## INSTRUCTIONS TO FOLLOW
All the data must come back unchanged, except that pictures are left out.

## RECORDED INFORMATION

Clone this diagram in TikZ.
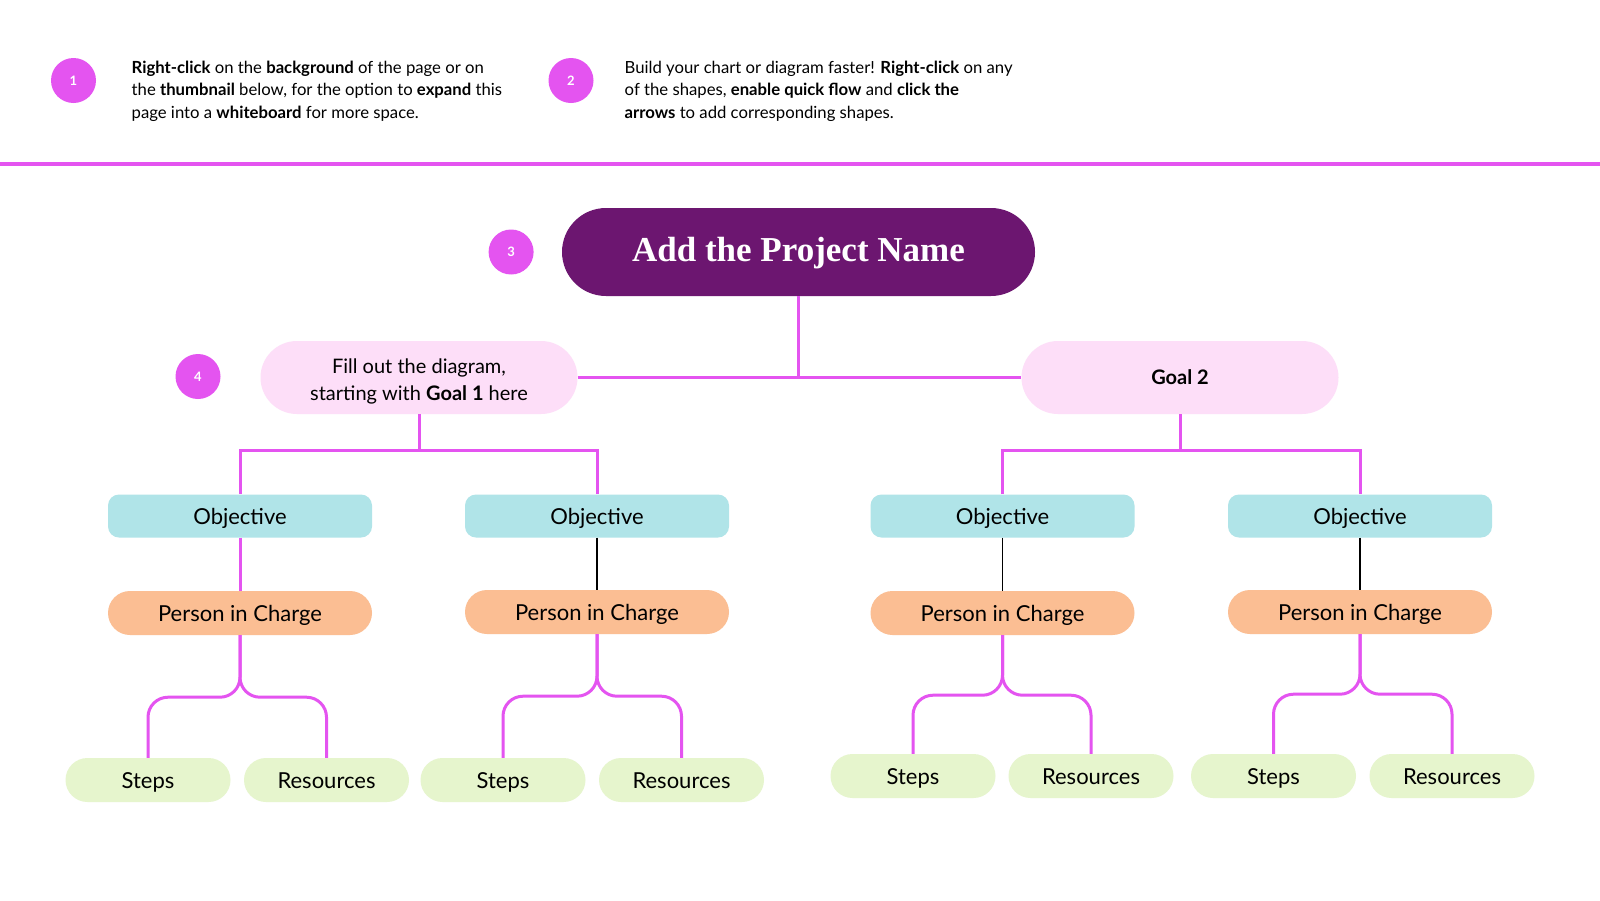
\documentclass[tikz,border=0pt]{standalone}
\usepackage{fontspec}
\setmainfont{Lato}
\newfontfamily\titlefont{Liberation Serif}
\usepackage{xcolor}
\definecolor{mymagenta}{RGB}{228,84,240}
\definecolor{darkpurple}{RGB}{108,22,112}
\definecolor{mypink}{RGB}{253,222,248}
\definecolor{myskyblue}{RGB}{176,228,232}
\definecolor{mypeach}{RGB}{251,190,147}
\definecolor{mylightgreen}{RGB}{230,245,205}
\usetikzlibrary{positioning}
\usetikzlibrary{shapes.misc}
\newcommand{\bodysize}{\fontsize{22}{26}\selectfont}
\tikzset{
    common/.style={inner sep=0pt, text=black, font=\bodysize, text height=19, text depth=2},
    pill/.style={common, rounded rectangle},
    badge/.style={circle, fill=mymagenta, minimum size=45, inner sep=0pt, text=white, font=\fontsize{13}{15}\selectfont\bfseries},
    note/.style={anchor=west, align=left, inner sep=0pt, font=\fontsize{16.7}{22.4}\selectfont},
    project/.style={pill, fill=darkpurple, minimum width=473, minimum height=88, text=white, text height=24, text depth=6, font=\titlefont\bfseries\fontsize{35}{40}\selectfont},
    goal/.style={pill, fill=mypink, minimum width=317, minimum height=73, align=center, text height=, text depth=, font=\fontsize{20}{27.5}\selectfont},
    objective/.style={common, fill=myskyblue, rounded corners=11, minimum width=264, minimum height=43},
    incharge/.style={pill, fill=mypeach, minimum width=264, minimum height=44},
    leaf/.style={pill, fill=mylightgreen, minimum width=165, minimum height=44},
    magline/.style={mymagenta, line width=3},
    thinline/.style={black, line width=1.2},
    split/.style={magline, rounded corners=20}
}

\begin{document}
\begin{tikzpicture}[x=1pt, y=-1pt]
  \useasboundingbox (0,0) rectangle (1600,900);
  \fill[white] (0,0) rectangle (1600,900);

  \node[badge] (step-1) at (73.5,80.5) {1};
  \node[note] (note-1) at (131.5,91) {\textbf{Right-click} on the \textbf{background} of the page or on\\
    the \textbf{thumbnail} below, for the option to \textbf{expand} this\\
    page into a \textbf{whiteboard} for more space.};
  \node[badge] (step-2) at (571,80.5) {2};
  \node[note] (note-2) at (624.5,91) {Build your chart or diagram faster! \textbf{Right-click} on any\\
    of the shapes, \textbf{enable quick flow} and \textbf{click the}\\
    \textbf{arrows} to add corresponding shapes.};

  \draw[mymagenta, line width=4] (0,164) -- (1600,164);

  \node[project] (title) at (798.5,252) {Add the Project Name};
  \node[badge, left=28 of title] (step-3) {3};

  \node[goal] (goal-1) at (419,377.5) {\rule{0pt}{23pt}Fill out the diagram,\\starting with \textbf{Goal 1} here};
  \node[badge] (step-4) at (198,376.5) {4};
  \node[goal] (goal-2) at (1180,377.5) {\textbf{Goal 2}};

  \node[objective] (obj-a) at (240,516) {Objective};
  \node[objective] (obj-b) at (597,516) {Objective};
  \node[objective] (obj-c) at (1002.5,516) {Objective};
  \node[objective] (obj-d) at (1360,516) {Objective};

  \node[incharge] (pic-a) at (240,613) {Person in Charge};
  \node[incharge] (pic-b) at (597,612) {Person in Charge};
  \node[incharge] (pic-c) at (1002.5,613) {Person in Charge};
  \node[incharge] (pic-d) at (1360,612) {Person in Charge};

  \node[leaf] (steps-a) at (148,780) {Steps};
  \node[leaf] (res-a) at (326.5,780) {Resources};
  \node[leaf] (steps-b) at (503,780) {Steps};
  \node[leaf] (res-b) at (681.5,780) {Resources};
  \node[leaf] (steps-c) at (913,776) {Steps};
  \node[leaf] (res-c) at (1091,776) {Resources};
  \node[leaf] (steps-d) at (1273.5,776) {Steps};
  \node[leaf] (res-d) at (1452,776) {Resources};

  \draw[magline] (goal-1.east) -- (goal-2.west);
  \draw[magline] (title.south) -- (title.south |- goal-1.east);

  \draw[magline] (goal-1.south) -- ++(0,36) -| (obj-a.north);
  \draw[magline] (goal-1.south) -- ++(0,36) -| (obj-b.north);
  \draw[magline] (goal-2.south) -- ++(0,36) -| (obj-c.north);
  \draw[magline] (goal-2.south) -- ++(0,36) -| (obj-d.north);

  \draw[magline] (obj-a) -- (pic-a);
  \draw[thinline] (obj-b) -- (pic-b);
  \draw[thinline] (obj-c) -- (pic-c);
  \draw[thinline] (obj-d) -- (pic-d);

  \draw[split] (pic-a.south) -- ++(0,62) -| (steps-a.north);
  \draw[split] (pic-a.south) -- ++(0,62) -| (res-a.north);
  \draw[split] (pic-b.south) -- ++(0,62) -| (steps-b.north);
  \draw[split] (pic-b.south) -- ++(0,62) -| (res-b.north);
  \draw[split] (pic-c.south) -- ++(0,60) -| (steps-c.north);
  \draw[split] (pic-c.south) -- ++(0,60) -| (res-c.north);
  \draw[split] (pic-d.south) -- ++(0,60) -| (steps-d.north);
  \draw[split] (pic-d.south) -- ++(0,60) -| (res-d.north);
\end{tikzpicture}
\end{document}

## SOLUTION TO THIS PROBLEM
Clone this diagram in TikZ.
\documentclass[tikz,border=0pt]{standalone}
\usepackage{fontspec}
\setmainfont{Lato}
\newfontfamily\titlefont{Liberation Serif}
\usepackage{xcolor}
\definecolor{mymagenta}{RGB}{228,84,240}
\definecolor{darkpurple}{RGB}{108,22,112}
\definecolor{mypink}{RGB}{253,222,248}
\definecolor{myskyblue}{RGB}{176,228,232}
\definecolor{mypeach}{RGB}{251,190,147}
\definecolor{mylightgreen}{RGB}{230,245,205}
\usetikzlibrary{positioning}
\usetikzlibrary{shapes.misc}
\newcommand{\bodysize}{\fontsize{22}{26}\selectfont}
\tikzset{
    common/.style={inner sep=0pt, text=black, font=\bodysize, text height=19, text depth=2},
    pill/.style={common, rounded rectangle},
    badge/.style={circle, fill=mymagenta, minimum size=45, inner sep=0pt, text=white, font=\fontsize{13}{15}\selectfont\bfseries},
    note/.style={anchor=west, align=left, inner sep=0pt, font=\fontsize{16.7}{22.4}\selectfont},
    project/.style={pill, fill=darkpurple, minimum width=473, minimum height=88, text=white, text height=24, text depth=6, font=\titlefont\bfseries\fontsize{35}{40}\selectfont},
    goal/.style={pill, fill=mypink, minimum width=317, minimum height=73, align=center, text height=, text depth=, font=\fontsize{20}{27.5}\selectfont},
    objective/.style={common, fill=myskyblue, rounded corners=11, minimum width=264, minimum height=43},
    incharge/.style={pill, fill=mypeach, minimum width=264, minimum height=44},
    leaf/.style={pill, fill=mylightgreen, minimum width=165, minimum height=44},
    magline/.style={mymagenta, line width=3},
    thinline/.style={black, line width=1.2},
    split/.style={magline, rounded corners=20}
}

\begin{document}
\begin{tikzpicture}[x=1pt, y=-1pt]
  \useasboundingbox (0,0) rectangle (1600,900);
  \fill[white] (0,0) rectangle (1600,900);

  \node[badge] (step-1) at (73.5,80.5) {1};
  \node[note] (note-1) at (131.5,91) {\textbf{Right-click} on the \textbf{background} of the page or on\\
    the \textbf{thumbnail} below, for the option to \textbf{expand} this\\
    page into a \textbf{whiteboard} for more space.};
  \node[badge] (step-2) at (571,80.5) {2};
  \node[note] (note-2) at (624.5,91) {Build your chart or diagram faster! \textbf{Right-click} on any\\
    of the shapes, \textbf{enable quick flow} and \textbf{click the}\\
    \textbf{arrows} to add corresponding shapes.};

  \draw[mymagenta, line width=4] (0,164) -- (1600,164);

  \node[project] (title) at (798.5,252) {Add the Project Name};
  \node[badge, left=28 of title] (step-3) {3};

  \node[goal] (goal-1) at (419,377.5) {\rule{0pt}{23pt}Fill out the diagram,\\starting with \textbf{Goal 1} here};
  \node[badge] (step-4) at (198,376.5) {4};
  \node[goal] (goal-2) at (1180,377.5) {\textbf{Goal 2}};

  \node[objective] (obj-a) at (240,516) {Objective};
  \node[objective] (obj-b) at (597,516) {Objective};
  \node[objective] (obj-c) at (1002.5,516) {Objective};
  \node[objective] (obj-d) at (1360,516) {Objective};

  \node[incharge] (pic-a) at (240,613) {Person in Charge};
  \node[incharge] (pic-b) at (597,612) {Person in Charge};
  \node[incharge] (pic-c) at (1002.5,613) {Person in Charge};
  \node[incharge] (pic-d) at (1360,612) {Person in Charge};

  \node[leaf] (steps-a) at (148,780) {Steps};
  \node[leaf] (res-a) at (326.5,780) {Resources};
  \node[leaf] (steps-b) at (503,780) {Steps};
  \node[leaf] (res-b) at (681.5,780) {Resources};
  \node[leaf] (steps-c) at (913,776) {Steps};
  \node[leaf] (res-c) at (1091,776) {Resources};
  \node[leaf] (steps-d) at (1273.5,776) {Steps};
  \node[leaf] (res-d) at (1452,776) {Resources};

  \draw[magline] (goal-1.east) -- (goal-2.west);
  \draw[magline] (title.south) -- (title.south |- goal-1.east);

  \draw[magline] (goal-1.south) -- ++(0,36) -| (obj-a.north);
  \draw[magline] (goal-1.south) -- ++(0,36) -| (obj-b.north);
  \draw[magline] (goal-2.south) -- ++(0,36) -| (obj-c.north);
  \draw[magline] (goal-2.south) -- ++(0,36) -| (obj-d.north);

  \draw[magline] (obj-a) -- (pic-a);
  \draw[thinline] (obj-b) -- (pic-b);
  \draw[thinline] (obj-c) -- (pic-c);
  \draw[thinline] (obj-d) -- (pic-d);

  \draw[split] (pic-a.south) -- ++(0,62) -| (steps-a.north);
  \draw[split] (pic-a.south) -- ++(0,62) -| (res-a.north);
  \draw[split] (pic-b.south) -- ++(0,62) -| (steps-b.north);
  \draw[split] (pic-b.south) -- ++(0,62) -| (res-b.north);
  \draw[split] (pic-c.south) -- ++(0,60) -| (steps-c.north);
  \draw[split] (pic-c.south) -- ++(0,60) -| (res-c.north);
  \draw[split] (pic-d.south) -- ++(0,60) -| (steps-d.north);
  \draw[split] (pic-d.south) -- ++(0,60) -| (res-d.north);
\end{tikzpicture}
\end{document}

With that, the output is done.